Кто-то из сидящих в зале спросил:
– Какой Андреев?
– Секретарь ЦК, Андрей Андреевич Андреев, – пояснил Сталин. – Были люди, которые колебались, потом отошли от троцкистов, отошли открыто, честно и в одних рядах с нами очень хорошо дерутся с ними. Товарищ Андреев дерется очень хорошо.
Вождь дал понять, что все, даже члены политбюро, самые проверенные люди могут оказаться врагами и он один имеет право карать и миловать.
Новым первым секретарем стал тридцатилетний Владимир Дмитриевич Никитин, чья карьера началась в Ярославском губкоме комсомола.

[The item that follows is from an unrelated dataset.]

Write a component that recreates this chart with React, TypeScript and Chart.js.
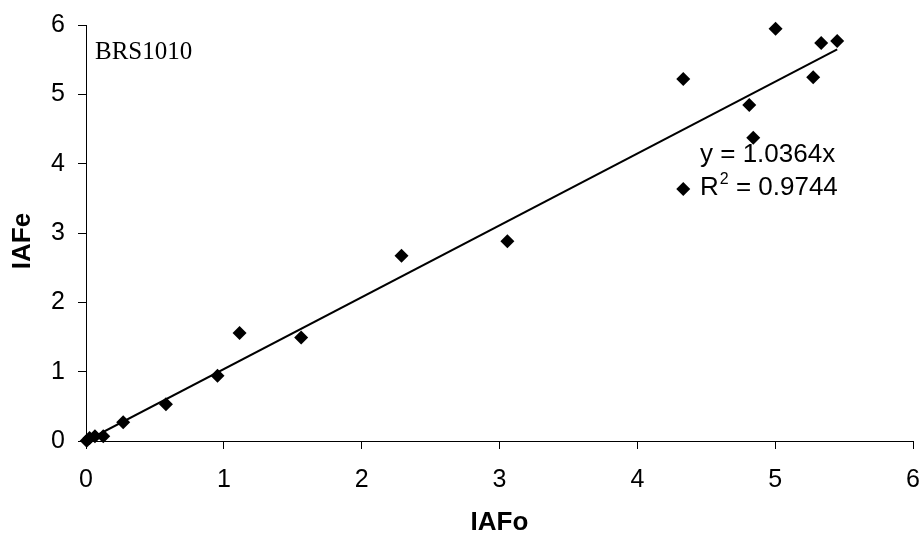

Никитину повезло, он пережил эпоху массового террора, руководил Куйбышевским и Татарским обкомами. В конце войны его взяли в управление кадров ЦК, где он и работал до пенсии.
13 ноября 1937 года Андреев шифротелеграммой докладывал Сталину:
«По Воронежу сообщаю следующее:
Вместе с Никитиным разобрался в обстановке, и он сел за работу.
Бюро обкома нет, за исключением одного кандидата все оказались врагами и арестованы, новое будет избрано на пленуме обкома, как только Никитин ознакомится с людьми. На половину секретарей райкомов есть показания о причастности к антисоветской работе, а они остаются на своих постах, из них часть мы решили арестовать, а часть освободить с постов, заменив новыми…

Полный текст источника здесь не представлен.